Reproduce every line in the listing that contains the word "size".
##### GIVEN MATERIAL #####
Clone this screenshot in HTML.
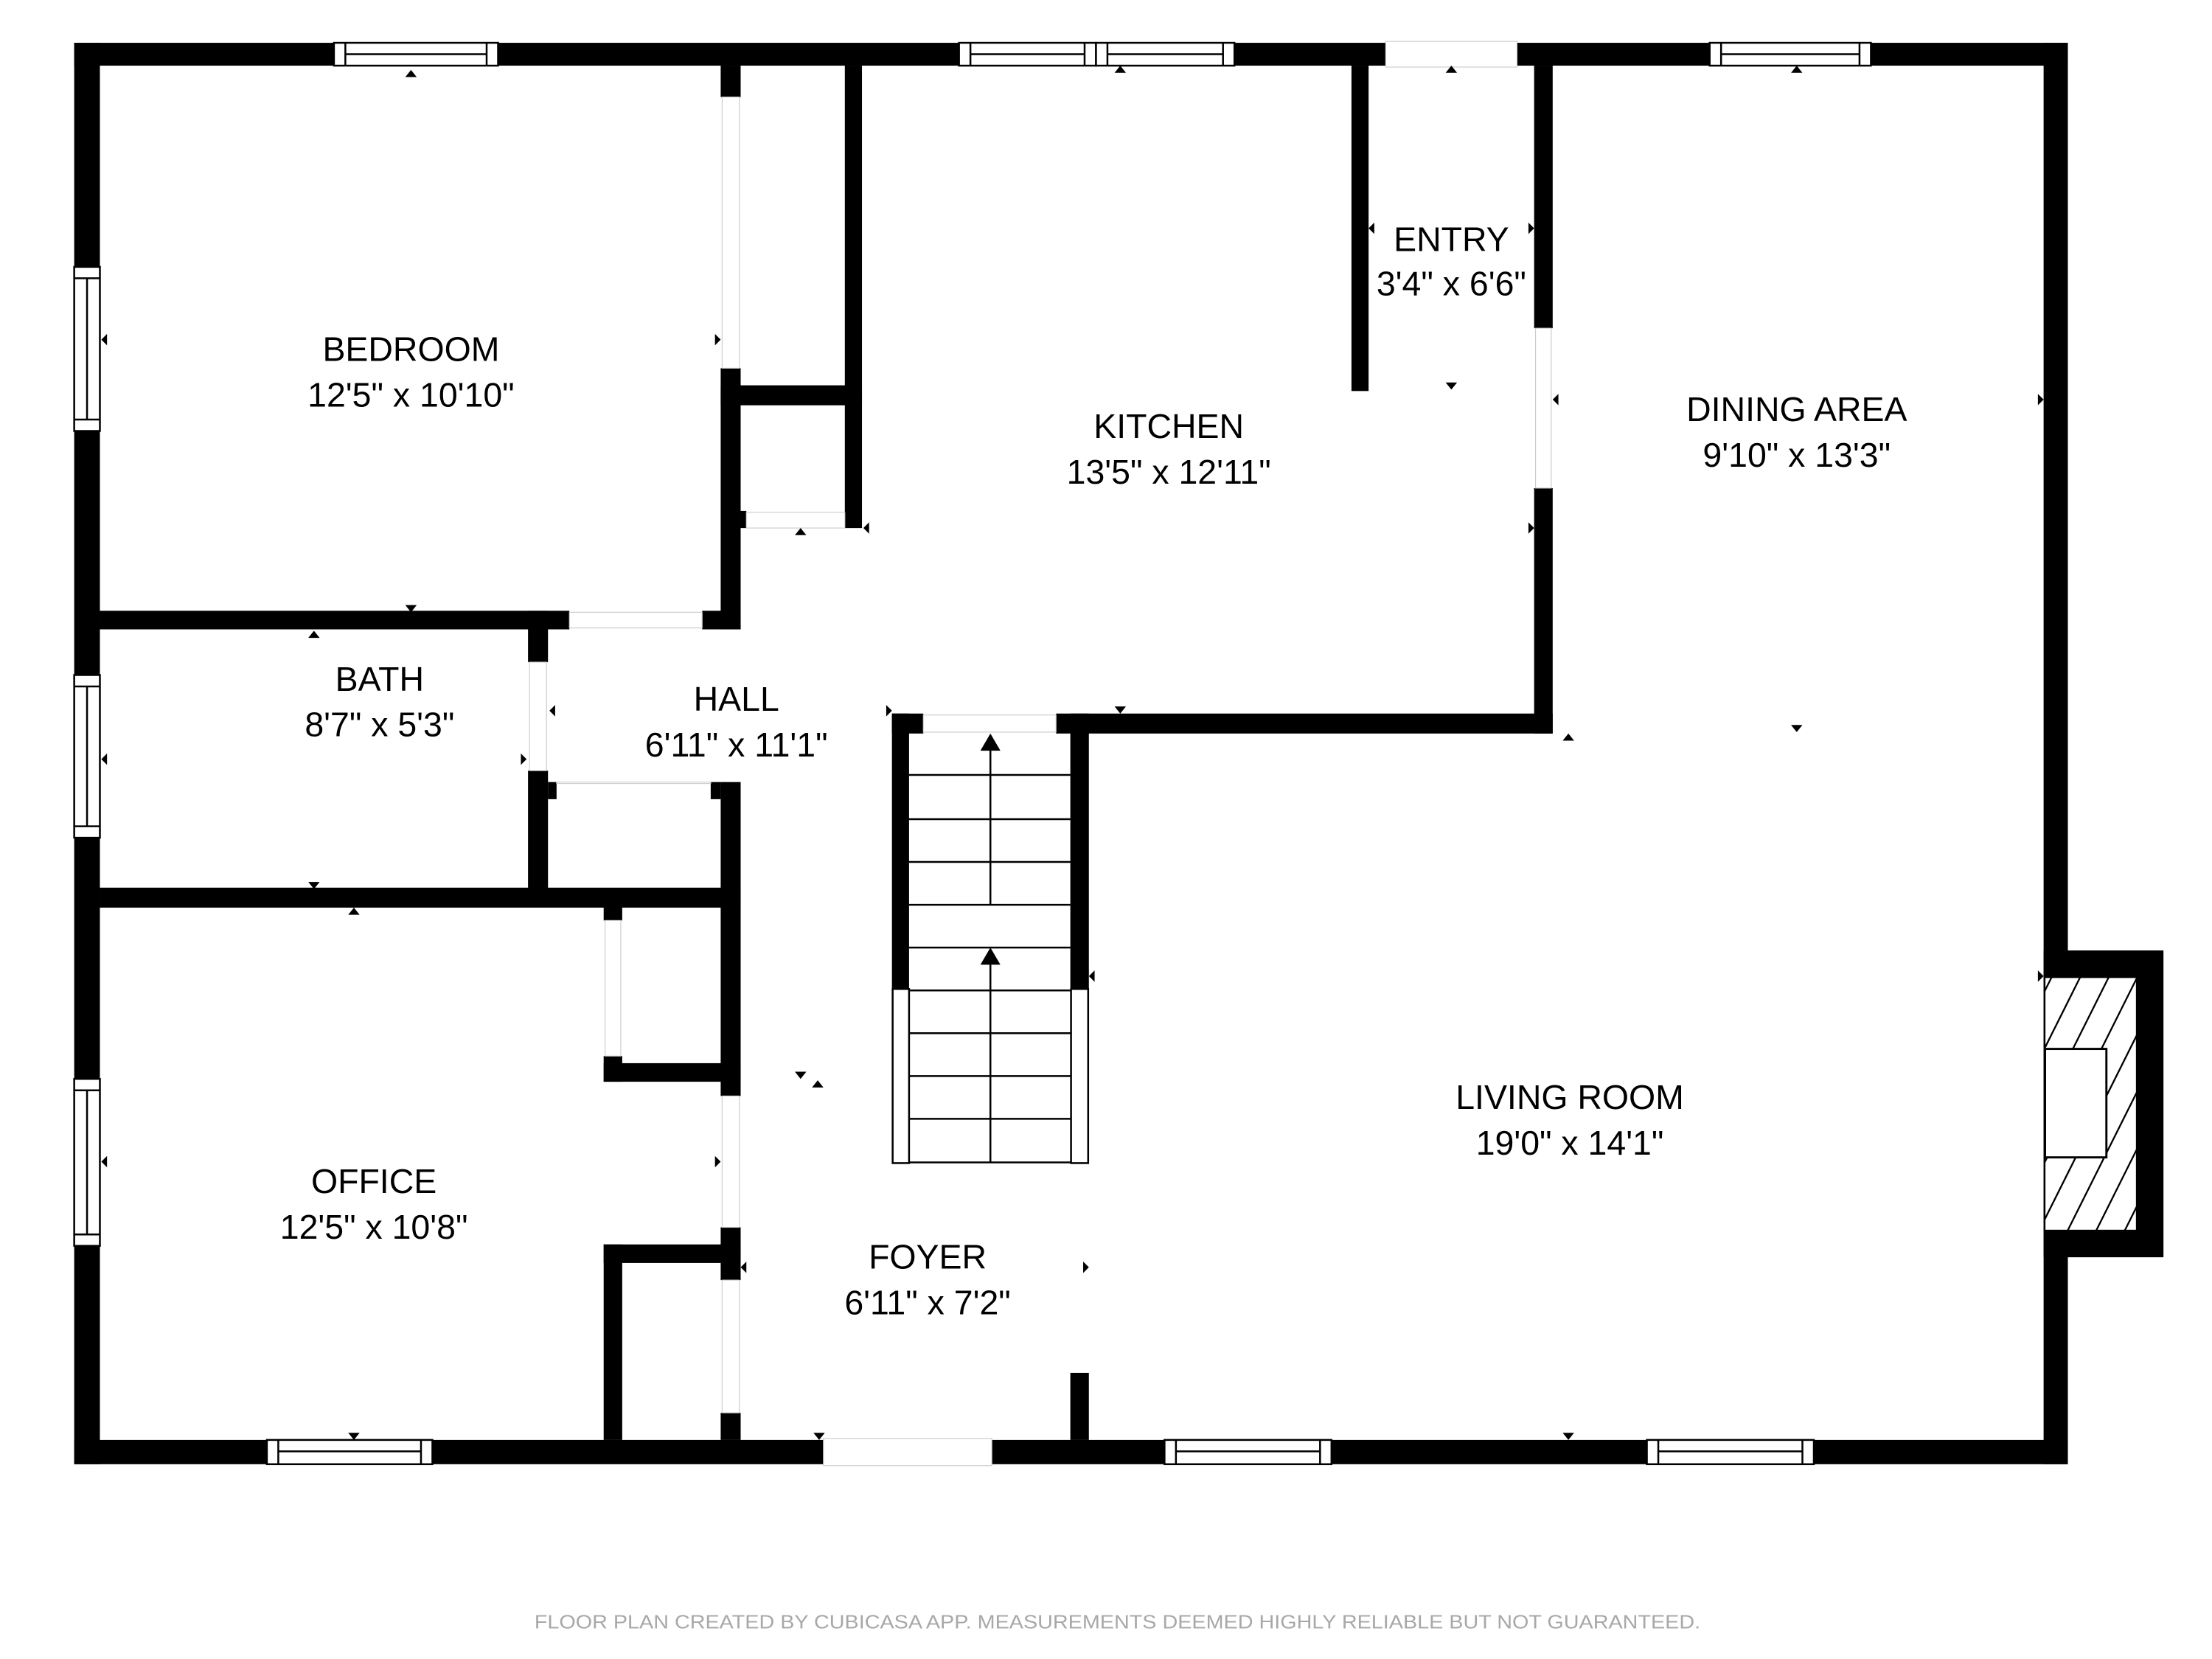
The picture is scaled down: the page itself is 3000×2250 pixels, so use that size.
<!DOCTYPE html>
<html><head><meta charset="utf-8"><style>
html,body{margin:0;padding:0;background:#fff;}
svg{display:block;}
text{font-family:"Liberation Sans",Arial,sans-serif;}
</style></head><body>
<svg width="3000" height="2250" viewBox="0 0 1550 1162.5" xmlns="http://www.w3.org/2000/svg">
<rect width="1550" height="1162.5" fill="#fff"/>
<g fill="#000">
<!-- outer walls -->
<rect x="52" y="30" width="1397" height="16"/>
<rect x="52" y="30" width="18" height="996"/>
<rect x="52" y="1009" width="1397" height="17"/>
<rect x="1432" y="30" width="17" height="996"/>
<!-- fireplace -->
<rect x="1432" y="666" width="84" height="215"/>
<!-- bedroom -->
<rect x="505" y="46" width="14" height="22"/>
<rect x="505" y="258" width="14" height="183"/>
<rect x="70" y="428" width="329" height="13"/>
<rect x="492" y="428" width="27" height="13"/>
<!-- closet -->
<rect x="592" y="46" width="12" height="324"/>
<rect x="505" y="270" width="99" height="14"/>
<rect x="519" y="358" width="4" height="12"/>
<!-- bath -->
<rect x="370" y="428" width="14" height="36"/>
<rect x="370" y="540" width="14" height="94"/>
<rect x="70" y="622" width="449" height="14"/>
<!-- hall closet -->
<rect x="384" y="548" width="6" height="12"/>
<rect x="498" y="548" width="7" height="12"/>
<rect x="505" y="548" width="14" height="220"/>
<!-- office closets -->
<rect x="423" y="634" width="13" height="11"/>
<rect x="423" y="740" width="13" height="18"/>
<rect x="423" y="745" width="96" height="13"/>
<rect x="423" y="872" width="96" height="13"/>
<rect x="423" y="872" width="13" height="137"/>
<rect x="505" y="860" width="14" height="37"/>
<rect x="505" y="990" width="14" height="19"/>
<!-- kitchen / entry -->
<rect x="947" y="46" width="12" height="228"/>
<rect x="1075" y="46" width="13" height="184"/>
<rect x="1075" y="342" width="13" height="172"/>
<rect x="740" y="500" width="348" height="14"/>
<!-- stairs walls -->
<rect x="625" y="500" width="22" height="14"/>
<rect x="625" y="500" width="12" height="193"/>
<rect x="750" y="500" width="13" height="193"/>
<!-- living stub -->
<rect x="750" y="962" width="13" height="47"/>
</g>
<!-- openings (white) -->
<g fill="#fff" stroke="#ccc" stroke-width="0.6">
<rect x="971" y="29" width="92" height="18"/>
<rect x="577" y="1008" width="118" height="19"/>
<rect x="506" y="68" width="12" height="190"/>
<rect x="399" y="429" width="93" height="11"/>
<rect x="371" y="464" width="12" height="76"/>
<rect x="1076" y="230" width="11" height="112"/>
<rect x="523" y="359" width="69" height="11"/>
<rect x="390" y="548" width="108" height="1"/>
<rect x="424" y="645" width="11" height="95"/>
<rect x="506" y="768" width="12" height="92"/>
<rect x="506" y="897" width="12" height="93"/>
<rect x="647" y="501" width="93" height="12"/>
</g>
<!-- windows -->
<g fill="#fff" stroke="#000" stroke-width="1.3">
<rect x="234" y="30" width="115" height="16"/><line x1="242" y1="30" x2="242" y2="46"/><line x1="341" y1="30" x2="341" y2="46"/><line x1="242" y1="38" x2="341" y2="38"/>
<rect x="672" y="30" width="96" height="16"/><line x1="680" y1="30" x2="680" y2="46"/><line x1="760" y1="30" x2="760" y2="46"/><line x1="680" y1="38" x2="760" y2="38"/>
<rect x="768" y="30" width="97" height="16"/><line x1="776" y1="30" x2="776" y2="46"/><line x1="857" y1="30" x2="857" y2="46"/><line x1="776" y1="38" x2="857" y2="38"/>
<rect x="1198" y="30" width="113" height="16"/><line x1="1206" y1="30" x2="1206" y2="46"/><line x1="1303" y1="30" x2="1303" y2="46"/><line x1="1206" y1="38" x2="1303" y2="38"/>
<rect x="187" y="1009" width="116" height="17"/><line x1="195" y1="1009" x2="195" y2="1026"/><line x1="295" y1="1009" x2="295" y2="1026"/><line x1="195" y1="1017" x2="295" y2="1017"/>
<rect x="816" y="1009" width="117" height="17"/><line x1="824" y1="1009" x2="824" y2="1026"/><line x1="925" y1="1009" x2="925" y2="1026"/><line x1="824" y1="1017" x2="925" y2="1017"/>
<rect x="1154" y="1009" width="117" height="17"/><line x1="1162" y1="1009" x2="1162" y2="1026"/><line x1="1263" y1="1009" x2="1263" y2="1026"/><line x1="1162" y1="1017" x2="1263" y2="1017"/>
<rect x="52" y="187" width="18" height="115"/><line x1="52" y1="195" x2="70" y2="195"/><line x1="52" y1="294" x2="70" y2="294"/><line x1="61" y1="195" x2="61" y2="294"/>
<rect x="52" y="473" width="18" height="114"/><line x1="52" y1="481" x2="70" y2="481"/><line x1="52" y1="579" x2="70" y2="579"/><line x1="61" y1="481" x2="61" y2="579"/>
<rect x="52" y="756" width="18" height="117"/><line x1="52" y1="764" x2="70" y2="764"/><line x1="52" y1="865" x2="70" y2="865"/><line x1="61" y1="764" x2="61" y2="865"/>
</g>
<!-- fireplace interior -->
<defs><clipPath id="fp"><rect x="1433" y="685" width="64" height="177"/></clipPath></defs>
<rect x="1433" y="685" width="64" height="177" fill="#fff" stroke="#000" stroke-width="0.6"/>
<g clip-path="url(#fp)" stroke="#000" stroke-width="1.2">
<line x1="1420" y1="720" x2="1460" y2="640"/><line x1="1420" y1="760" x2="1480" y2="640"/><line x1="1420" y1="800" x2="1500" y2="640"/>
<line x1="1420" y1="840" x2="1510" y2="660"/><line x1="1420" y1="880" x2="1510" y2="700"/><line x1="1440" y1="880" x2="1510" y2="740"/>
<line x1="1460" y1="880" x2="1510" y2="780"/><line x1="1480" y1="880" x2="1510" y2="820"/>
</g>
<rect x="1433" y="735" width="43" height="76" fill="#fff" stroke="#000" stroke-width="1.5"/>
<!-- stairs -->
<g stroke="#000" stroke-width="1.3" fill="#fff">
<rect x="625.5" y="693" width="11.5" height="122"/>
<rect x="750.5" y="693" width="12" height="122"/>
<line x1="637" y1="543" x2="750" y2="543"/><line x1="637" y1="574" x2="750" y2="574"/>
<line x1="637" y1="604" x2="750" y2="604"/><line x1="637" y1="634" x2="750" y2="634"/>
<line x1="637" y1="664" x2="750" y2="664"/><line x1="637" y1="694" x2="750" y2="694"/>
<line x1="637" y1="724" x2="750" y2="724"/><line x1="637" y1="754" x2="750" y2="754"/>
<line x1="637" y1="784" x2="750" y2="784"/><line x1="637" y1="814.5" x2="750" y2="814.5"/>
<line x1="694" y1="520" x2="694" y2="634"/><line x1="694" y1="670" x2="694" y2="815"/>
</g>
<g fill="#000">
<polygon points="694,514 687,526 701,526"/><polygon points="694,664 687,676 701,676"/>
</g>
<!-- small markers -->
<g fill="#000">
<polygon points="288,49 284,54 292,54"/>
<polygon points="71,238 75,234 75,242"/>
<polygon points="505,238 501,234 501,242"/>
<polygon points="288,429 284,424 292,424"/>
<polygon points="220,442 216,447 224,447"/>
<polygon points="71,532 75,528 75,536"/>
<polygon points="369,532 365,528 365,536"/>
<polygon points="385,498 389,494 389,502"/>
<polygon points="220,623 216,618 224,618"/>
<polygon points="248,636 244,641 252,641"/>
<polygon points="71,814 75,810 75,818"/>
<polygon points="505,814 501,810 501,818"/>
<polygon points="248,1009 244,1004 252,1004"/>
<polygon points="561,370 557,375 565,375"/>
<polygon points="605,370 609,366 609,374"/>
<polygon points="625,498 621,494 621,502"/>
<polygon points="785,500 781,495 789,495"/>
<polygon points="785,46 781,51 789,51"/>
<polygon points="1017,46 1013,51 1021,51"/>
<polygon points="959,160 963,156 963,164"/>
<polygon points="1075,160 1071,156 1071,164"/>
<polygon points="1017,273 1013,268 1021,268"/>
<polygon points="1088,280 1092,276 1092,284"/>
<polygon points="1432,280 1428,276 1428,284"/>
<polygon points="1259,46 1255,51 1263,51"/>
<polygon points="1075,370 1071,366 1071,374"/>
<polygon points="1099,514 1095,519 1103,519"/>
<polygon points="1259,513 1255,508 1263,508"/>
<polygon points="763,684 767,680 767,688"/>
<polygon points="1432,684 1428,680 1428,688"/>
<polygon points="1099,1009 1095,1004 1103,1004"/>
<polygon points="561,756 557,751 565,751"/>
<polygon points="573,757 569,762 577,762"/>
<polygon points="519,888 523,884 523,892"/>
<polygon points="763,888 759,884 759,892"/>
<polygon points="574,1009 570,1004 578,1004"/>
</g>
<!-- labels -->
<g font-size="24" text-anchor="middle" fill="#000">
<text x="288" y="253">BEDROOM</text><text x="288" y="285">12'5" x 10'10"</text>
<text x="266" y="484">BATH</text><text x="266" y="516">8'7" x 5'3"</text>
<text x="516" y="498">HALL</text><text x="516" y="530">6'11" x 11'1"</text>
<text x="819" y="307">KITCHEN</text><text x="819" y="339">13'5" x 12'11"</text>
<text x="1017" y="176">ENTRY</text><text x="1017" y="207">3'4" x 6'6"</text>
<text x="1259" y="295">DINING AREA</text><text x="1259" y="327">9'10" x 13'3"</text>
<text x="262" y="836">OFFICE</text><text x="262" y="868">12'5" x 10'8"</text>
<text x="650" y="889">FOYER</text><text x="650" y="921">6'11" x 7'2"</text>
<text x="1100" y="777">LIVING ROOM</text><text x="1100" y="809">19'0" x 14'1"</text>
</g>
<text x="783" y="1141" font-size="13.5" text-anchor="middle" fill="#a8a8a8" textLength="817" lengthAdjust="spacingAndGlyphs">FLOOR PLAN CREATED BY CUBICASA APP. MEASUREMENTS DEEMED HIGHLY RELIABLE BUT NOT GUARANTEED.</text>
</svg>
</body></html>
#####
**OUTPUT FOR THIS TASK**
The picture is scaled down: the page itself is 3000×2250 pixels, so use that size.
<g font-size="24" text-anchor="middle" fill="#000">
<text x="783" y="1141" font-size="13.5" text-anchor="middle" fill="#a8a8a8" textLength="817" lengthAdjust="spacingAndGlyphs">FLOOR PLAN CREATED BY CUBICASA APP. MEASUREMENTS DEEMED HIGHLY RELIABLE BUT NOT GUARANTEED.</text>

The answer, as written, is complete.